New errors (maybe related to ? super) from eisop/checker-framework#746

[cpovirk]

Using the command given here to test with main-eisop:

/tmp/tmp.OBavpODHqE/guava/guava/src/com/google/common/collect/Multisets.java:1123: error: [argument.type.incompatible] incompatible argument for parameter o of Collections.nCopies.
        entry -> Collections.nCopies(entry.getCount(), entry.getElement()).spliterator(),
                                                                       ^
  found   : E*
  required: E

E* should be a valid substitute for E in lenient mode.

/tmp/tmp.OBavpODHqE/guava/guava/src/com/google/common/collect/TreeMultimap.java:224: error: [assignment.type.incompatible] incompatible types in assignment.
    keyComparator = requireNonNull((Comparator<? super K>) stream.readObject());
                                  ^
  found   : Comparator<capture#767 of ? super K>
  required: Comparator<? super K>

I'm not totally sure what's up with that one, nor even that these two errors are closely related.

Previous discussions (which also touched on the problem that SequencedCollection and friends are unannotated):

• Introduce a NullSpecTypeValidator to ensure unspecified type variables are ok #178 (comment)
• Clarify defaulting of type variable uses eisop/checker-framework#746 (comment)
• SequencedCollection was added in Java 21 and needs to be handled #192

I have promised to try to produce a smaller repro of this problem.
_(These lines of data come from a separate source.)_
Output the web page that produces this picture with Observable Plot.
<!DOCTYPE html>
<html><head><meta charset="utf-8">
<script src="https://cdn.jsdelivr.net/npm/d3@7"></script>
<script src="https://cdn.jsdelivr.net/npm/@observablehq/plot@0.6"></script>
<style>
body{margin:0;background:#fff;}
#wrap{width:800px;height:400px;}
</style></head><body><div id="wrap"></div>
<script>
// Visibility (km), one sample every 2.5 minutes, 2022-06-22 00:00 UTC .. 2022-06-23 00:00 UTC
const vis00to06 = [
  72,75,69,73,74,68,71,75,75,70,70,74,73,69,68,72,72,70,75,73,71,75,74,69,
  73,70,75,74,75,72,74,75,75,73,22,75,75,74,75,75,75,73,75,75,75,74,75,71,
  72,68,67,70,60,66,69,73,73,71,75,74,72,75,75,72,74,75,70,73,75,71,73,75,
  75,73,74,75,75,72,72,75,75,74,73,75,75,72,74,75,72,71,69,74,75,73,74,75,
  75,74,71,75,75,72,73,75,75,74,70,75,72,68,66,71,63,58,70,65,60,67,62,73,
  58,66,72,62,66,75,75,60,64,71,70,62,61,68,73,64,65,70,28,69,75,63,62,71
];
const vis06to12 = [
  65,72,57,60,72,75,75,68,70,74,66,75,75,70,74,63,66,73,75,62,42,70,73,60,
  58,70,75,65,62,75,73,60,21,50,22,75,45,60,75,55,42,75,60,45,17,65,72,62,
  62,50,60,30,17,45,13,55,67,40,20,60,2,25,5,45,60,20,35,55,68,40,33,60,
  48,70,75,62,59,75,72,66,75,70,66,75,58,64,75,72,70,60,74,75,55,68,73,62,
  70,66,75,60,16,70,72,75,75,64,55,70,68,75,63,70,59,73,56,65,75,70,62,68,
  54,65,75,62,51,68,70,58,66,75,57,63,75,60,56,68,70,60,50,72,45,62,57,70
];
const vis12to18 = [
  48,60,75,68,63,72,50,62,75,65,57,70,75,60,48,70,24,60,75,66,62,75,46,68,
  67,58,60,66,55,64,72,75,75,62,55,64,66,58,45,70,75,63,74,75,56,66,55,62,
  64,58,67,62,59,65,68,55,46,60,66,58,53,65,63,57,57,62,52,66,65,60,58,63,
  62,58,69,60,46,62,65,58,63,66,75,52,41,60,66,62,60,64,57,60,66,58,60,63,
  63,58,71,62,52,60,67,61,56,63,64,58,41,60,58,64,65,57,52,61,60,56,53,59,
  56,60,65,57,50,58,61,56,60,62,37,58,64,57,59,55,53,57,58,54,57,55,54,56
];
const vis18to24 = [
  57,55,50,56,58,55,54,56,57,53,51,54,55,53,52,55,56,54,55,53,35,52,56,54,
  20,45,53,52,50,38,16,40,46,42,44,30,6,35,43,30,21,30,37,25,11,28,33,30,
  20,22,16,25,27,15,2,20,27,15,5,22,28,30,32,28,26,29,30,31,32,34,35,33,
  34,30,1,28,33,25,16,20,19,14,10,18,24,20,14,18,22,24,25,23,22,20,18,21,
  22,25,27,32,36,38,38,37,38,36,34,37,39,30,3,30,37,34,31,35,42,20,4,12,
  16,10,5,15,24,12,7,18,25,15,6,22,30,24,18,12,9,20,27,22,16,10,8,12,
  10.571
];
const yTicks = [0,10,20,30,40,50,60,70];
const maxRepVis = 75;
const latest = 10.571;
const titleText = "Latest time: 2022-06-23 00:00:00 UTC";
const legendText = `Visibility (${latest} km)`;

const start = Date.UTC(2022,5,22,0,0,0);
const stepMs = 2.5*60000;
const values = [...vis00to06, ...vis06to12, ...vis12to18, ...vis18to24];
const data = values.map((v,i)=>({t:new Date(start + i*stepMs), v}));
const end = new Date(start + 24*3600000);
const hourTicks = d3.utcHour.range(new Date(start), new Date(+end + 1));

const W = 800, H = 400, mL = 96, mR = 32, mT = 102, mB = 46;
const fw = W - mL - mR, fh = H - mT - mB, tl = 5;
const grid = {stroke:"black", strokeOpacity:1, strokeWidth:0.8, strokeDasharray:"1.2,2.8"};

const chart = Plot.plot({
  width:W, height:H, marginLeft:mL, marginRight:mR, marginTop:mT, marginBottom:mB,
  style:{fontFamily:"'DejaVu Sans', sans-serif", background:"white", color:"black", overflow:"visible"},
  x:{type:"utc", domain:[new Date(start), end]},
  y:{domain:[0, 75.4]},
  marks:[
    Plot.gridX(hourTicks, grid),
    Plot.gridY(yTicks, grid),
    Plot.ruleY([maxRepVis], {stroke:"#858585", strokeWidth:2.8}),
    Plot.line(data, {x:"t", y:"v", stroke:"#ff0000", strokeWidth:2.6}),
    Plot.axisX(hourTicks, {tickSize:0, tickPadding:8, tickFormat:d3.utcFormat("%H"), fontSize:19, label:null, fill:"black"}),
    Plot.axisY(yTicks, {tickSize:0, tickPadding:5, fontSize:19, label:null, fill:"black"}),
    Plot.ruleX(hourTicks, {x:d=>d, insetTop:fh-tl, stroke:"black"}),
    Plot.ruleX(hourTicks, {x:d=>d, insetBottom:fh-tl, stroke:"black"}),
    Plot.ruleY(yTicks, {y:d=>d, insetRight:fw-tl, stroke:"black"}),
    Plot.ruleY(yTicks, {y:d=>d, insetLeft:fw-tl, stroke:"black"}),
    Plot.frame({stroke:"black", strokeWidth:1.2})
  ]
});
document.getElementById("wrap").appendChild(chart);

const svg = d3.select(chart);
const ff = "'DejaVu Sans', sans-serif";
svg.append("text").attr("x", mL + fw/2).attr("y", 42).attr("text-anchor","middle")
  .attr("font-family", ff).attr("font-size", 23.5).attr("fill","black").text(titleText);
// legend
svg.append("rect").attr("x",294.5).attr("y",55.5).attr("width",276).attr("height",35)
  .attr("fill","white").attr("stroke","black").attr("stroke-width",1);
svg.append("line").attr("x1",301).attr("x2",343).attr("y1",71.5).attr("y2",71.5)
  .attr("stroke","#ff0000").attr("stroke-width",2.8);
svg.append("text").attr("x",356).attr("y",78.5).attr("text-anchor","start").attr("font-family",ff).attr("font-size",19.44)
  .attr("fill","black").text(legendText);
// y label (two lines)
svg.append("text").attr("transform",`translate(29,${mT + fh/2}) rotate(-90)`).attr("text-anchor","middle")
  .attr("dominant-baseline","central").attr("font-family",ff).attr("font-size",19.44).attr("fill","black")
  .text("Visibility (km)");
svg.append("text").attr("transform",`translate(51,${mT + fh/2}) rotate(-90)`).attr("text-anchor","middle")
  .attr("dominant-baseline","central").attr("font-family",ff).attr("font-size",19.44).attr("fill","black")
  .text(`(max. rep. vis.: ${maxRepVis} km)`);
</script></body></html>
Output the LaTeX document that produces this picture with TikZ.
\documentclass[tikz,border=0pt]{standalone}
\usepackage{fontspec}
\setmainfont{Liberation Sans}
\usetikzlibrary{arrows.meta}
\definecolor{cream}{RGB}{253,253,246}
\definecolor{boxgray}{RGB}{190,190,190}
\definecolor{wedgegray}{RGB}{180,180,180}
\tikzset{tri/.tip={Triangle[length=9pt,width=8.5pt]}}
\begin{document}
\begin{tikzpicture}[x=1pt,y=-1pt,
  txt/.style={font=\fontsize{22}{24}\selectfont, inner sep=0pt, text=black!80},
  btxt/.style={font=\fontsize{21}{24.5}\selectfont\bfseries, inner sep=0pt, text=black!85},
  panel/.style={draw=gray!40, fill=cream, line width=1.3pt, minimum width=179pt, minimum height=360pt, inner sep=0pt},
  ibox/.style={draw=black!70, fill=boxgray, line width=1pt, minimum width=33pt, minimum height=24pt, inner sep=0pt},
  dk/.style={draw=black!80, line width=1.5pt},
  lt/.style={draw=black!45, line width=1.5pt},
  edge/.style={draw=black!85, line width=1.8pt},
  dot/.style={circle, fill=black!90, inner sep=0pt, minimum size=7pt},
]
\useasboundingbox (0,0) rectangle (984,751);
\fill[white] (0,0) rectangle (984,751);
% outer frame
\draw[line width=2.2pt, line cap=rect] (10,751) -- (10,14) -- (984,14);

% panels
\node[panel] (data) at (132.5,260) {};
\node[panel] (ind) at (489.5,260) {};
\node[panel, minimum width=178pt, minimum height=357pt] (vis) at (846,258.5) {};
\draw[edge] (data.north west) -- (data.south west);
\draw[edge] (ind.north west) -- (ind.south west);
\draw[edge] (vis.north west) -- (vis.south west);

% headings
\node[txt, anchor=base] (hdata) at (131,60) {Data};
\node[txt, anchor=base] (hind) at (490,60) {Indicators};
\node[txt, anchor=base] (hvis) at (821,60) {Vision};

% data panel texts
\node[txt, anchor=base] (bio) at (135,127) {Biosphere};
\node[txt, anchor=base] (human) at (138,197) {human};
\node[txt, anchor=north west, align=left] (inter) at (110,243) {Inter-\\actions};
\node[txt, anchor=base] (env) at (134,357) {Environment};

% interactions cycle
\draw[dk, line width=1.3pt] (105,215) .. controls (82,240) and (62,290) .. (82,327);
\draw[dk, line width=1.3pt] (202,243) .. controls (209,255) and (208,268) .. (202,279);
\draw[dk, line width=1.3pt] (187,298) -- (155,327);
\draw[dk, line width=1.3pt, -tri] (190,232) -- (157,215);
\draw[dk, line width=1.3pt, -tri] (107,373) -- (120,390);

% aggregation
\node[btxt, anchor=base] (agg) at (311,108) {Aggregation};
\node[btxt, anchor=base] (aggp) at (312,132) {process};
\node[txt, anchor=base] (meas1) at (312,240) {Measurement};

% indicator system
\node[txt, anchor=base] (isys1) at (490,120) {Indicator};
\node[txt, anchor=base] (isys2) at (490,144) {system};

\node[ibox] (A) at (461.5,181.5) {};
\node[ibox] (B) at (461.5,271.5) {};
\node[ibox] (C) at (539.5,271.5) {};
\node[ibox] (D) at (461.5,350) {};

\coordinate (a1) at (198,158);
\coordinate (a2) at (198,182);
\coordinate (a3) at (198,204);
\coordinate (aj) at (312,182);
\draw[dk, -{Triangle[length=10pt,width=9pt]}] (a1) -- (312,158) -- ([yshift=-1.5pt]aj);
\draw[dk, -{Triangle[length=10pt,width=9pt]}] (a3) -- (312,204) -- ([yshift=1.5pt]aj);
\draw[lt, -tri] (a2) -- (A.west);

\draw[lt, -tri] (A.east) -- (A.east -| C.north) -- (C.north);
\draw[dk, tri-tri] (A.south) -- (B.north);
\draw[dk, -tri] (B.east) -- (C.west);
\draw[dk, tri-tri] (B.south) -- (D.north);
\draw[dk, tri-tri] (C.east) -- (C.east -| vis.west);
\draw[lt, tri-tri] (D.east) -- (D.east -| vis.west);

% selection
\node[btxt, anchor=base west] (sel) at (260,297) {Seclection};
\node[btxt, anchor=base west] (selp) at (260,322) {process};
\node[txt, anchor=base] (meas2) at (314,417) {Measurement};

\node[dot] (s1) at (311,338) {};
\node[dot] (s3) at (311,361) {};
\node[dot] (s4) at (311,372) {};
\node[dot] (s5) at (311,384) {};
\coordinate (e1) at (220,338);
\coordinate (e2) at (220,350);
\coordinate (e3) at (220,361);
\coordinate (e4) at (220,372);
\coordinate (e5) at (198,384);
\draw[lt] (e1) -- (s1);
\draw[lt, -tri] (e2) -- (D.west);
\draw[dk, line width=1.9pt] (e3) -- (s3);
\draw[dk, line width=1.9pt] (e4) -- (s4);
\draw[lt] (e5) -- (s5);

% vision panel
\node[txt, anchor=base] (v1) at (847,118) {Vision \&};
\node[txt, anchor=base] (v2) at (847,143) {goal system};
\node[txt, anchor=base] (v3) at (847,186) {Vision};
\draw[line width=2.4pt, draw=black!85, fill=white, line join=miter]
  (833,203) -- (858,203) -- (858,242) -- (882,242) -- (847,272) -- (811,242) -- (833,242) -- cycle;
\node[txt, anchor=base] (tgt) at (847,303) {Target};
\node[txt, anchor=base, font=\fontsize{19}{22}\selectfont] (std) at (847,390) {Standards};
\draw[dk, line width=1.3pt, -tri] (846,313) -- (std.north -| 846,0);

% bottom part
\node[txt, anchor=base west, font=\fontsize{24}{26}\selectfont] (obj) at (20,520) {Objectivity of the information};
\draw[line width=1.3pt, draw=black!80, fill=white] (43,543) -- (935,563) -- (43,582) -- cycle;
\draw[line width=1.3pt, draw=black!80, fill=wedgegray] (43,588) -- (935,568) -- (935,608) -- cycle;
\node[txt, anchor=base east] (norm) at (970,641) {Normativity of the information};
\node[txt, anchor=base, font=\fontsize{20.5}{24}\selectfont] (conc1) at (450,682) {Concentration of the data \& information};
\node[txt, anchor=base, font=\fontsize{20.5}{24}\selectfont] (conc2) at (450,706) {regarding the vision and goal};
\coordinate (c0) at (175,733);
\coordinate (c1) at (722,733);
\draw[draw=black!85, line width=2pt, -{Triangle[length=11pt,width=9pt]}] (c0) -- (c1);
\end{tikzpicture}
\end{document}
For now, I'm filing this issue as a placeholder.

[wmdietl]

I tried minimizing a test case with ? super TV that doesn't depend on the JDK:

> cat Issue193.java 
import org.jspecify.annotations.NullMarked;
import org.jspecify.annotations.Nullable;

class Box<B extends @Nullable Object> {}

interface MyList<T extends @Nullable Object> {
  boolean removeIf(Box<? super T> b);
}

@NullMarked
interface ListSubclass<Z extends @Nullable Object> extends MyList<Z> {
  boolean removeIf(Box<? super Z> b);
}

> ./demo Issue193.java
Issue193.java:12: error: [override.param.invalid] Incompatible parameter type for b.
  boolean removeIf(Box<? super Z> b);
                                  ^
  found   : Box<? super Z>
  required: Box<? super Z*>*
  Consequence: method in ListSubclass<Z>
    boolean removeIf(Box<? super Z>)
  cannot override method in MyList<Z*>
    boolean removeIf(Box<? super Z*>*)
1 error

There is quite some unspecified nullness, but I think they are expected in MyList:

• the * on the Box parameter type itself is because the code is in unmarked scope.
• the Z* is because type variable uses in unmarked scope are unspecified:

  jspecify-reference-checker/src/main/java/com/google/jspecify/nullness/NullSpecAnnotatedTypeFactory.java

  Line 162 in af9dfbc

  TypeUseLocation.TYPE_VARIABLE_USE,

• maybe up for discussion is the cannot override method in MyList<Z*>, which is from the substitution of the nullmarked Z into the unmarked MyList

So the types themselves look correct. What is unclear is why the nullmarked signature is not allowed as override for the unspecified method.
If I use Box<?> as parameter type, the override is accepted - so the top-level subtype test seems okay.
So maybe something with the type hierarchy for ? super and unspecified nullness doesn't work as we want it to.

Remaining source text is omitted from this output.